In this situation, the lawyer coming in at the last moment suddenly must accept liability for knowing all of the communications that have occurred and make snap decisions about what is material and what may or may not have been omitted somewhere in the process.

Sorry: looks like too much risk to take on at the last minute and the homeowner will effectively be denied legal representation.

It almost looks like a contemplated effort to do so, but who could be so cynical as to think that any bank would want a borrower to lack effective representation? Certainly not I. Banks are benevolent. Aren’t they?

BANA Continues to Legislate

For the last two years, the major short sale lenders and GSE’s have been creating a system of “private law” in short sales that overrides State and Federal laws by imposing new requirements, duties and risks in short sale processing.

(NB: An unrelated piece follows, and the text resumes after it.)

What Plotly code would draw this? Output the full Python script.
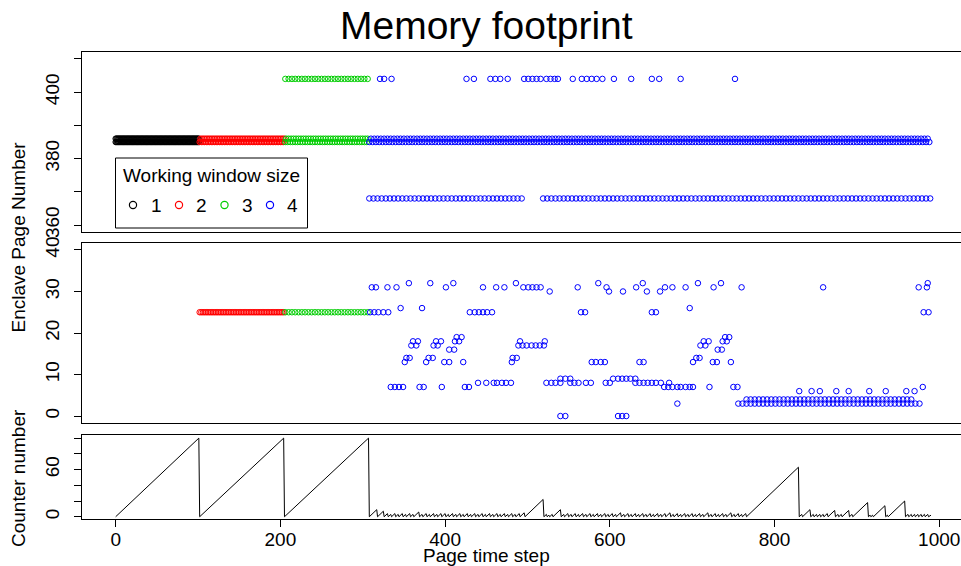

Although these approaches may be laudable efforts to deter or detect perceived “fraud,” the practical effect is to discourage participation in short sale transactions and push more homes into foreclosure.

Ever increasing loan servicer restrictions run counter to the housing policies established by State and Federal legislatures and agencies to encourage short sales over foreclosures and to strive to more rapidly restore stability to neighborhoods and normalcy to real estate markets.

Masked as an administrative formality, the new Bank of America Third Party Authorization form will likely have more negative impacts counteracting federal housing relief efforts by effectively legislating new liabilities and by restricting existing options for homeowners to use the representatives of their choice.

6 Responses to “Agents Face High Risks with Bank of America New TPA”

  1. Brett Matsuura says:

    Supposedly the Banks are hiring the Best and Brightest our Country has to offer…I beg do differ.